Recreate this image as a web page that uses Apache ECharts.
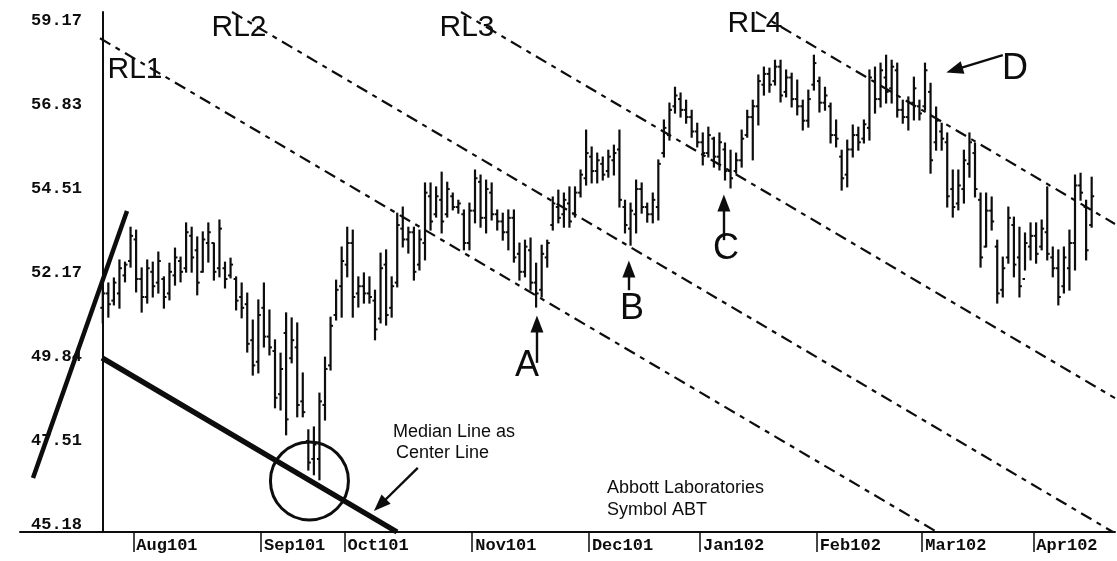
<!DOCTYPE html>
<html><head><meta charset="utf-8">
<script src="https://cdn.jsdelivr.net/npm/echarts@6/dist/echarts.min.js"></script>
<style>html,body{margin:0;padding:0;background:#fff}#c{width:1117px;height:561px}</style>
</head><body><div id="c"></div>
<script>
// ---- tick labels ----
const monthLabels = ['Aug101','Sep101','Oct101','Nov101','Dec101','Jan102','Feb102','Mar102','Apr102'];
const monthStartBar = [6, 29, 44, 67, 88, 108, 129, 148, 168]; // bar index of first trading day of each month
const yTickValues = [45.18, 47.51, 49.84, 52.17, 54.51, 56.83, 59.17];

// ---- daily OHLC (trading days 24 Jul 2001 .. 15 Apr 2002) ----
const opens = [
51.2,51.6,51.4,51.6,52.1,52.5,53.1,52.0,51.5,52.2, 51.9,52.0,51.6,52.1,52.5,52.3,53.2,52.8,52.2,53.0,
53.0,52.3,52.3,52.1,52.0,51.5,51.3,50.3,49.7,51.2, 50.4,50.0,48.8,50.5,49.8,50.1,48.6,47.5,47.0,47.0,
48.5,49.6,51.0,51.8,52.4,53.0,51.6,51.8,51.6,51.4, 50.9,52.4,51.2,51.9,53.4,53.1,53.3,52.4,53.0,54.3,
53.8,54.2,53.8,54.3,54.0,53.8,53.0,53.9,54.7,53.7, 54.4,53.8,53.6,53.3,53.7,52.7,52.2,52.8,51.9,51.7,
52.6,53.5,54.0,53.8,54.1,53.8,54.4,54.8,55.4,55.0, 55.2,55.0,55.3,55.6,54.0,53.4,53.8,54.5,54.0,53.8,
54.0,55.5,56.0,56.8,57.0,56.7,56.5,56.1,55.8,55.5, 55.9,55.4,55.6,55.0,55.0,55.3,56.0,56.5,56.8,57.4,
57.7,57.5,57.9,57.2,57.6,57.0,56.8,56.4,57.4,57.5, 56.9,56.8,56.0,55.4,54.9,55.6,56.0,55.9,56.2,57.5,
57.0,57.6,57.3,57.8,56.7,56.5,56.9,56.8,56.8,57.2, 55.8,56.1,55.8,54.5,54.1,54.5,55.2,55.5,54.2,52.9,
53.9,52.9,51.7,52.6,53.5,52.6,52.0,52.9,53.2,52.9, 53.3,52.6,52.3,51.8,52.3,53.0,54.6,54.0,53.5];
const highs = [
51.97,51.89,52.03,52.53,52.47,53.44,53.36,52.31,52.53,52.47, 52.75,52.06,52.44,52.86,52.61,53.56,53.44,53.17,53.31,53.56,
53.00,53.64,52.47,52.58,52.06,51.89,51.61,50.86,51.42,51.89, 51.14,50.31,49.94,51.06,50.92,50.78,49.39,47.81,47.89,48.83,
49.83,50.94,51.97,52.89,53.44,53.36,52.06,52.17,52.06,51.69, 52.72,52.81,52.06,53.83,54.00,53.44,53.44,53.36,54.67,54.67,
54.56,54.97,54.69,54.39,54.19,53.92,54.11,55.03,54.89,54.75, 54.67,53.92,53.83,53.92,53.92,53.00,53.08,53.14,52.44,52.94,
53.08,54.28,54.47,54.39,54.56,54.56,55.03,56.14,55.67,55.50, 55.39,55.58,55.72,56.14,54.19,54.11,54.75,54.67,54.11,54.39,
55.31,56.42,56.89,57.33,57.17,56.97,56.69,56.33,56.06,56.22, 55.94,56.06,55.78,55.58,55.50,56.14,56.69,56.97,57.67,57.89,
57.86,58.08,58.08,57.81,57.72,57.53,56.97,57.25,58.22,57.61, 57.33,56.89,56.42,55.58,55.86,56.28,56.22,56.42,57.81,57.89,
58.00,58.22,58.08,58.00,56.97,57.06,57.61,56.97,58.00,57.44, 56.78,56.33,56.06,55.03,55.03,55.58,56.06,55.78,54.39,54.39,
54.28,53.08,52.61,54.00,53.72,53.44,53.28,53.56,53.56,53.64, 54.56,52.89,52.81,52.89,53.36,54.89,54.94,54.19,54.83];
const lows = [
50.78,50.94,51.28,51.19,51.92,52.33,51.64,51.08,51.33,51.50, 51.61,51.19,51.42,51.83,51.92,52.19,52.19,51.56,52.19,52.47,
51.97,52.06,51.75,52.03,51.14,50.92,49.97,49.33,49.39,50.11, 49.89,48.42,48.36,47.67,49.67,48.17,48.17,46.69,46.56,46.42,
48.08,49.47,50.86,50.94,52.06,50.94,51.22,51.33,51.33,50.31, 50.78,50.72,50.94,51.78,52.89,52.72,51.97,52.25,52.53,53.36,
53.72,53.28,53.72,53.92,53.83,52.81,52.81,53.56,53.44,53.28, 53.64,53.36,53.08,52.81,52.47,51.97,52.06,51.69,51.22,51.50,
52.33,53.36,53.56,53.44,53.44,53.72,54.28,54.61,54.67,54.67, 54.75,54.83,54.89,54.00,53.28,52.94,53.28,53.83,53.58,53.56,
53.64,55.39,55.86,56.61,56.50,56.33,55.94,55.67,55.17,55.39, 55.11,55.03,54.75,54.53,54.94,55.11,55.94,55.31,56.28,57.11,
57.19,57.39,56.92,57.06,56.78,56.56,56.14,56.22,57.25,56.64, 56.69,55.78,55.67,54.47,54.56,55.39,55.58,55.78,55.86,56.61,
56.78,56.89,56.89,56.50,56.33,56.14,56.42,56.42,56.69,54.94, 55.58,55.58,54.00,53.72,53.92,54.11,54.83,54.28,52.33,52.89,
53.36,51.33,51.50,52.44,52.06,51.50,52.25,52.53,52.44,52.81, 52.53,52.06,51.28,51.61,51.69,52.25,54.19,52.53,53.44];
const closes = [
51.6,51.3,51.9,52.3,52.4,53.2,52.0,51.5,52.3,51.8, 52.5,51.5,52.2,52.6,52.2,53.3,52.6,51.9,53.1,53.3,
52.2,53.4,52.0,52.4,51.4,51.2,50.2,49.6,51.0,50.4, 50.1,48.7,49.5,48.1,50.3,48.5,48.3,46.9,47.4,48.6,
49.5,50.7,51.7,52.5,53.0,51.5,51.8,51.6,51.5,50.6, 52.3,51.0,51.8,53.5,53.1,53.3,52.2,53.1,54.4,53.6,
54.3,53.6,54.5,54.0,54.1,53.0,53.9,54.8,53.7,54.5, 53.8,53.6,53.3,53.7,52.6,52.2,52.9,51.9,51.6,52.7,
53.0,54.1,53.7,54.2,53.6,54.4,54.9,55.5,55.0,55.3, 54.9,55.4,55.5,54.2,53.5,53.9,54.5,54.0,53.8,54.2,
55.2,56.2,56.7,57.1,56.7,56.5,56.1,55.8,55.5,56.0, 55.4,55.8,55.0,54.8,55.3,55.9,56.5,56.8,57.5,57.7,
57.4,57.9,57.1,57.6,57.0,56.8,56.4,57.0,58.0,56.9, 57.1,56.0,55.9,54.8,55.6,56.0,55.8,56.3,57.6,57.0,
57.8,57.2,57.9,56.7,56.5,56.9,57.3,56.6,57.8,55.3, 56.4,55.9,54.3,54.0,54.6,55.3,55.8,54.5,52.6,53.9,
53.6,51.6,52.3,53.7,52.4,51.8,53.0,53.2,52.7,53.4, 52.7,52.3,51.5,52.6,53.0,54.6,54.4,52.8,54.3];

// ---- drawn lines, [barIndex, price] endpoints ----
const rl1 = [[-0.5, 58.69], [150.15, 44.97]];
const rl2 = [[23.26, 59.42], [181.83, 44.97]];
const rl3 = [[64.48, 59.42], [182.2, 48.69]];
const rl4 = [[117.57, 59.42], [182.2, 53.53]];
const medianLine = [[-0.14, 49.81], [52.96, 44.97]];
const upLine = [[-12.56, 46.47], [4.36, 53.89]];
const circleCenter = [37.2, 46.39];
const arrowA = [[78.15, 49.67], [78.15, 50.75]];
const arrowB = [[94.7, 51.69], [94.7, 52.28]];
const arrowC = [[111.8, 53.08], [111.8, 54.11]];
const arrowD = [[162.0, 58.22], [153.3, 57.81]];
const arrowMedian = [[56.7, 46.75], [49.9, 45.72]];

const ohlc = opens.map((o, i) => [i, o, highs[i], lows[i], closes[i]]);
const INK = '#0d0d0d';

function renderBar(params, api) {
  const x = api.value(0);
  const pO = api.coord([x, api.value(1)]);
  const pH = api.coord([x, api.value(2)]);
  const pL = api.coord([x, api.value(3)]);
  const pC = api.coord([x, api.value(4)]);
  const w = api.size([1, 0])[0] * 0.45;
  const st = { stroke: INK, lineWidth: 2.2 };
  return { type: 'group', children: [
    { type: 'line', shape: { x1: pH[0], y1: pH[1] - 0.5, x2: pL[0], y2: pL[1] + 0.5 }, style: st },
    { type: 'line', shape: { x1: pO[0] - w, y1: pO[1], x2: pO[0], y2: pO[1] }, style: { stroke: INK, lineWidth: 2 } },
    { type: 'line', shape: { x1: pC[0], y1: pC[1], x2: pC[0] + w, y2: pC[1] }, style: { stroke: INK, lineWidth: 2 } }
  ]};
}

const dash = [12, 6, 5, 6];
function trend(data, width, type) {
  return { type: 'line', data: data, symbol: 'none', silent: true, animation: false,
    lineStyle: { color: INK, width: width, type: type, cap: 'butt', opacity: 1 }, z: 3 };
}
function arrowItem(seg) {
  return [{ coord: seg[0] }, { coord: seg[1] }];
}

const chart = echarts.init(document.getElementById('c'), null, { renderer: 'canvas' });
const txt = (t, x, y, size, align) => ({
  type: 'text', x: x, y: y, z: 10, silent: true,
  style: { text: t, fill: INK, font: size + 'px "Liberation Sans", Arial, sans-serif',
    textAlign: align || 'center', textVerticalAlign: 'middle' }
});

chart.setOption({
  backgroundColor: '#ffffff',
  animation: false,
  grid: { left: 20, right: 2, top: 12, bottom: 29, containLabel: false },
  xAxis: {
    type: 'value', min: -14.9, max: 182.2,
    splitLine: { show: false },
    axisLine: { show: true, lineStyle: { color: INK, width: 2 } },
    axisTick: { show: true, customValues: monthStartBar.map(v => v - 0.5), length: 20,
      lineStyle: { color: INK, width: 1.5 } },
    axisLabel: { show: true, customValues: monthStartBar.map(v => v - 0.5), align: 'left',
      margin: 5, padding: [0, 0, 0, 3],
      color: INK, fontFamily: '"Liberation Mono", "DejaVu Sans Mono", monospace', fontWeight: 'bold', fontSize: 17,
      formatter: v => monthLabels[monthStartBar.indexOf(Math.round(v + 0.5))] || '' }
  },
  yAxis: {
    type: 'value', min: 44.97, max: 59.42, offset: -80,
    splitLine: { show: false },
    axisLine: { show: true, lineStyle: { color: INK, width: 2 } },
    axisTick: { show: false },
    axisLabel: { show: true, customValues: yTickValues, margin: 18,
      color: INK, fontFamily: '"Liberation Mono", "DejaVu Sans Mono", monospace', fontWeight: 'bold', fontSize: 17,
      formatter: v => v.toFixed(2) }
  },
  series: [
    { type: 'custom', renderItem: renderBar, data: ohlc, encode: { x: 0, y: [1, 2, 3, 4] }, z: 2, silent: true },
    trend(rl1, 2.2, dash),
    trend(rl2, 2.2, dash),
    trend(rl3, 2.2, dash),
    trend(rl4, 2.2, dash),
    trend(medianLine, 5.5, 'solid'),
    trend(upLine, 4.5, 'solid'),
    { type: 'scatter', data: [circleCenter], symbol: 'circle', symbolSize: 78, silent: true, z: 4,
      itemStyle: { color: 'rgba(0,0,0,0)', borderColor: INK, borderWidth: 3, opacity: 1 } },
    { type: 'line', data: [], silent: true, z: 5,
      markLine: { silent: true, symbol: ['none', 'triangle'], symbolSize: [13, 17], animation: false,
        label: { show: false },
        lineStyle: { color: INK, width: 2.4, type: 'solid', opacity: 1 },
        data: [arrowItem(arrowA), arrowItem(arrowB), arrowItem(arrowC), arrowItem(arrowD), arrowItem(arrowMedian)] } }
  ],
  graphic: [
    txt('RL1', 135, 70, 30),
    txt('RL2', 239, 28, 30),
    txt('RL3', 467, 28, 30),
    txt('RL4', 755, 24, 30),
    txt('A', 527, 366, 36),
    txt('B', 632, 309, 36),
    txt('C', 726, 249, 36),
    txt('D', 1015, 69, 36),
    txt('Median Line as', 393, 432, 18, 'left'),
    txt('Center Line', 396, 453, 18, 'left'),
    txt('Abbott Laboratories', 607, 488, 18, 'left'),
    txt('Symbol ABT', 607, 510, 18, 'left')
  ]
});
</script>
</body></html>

_____

Stated task:
Write out the lines from the start of the material to the line with "54.51, 56.83, 59.17];", inclusive and exactly. Skip the pictures.

Result for this task:
Recreate this image as a web page that uses Apache ECharts.
<!DOCTYPE html>
<html><head><meta charset="utf-8">
<script src="https://cdn.jsdelivr.net/npm/echarts@6/dist/echarts.min.js"></script>
<style>html,body{margin:0;padding:0;background:#fff}#c{width:1117px;height:561px}</style>
</head><body><div id="c"></div>
<script>
// ---- tick labels ----
const monthLabels = ['Aug101','Sep101','Oct101','Nov101','Dec101','Jan102','Feb102','Mar102','Apr102'];
const monthStartBar = [6, 29, 44, 67, 88, 108, 129, 148, 168]; // bar index of first trading day of each month
const yTickValues = [45.18, 47.51, 49.84, 52.17, 54.51, 56.83, 59.17];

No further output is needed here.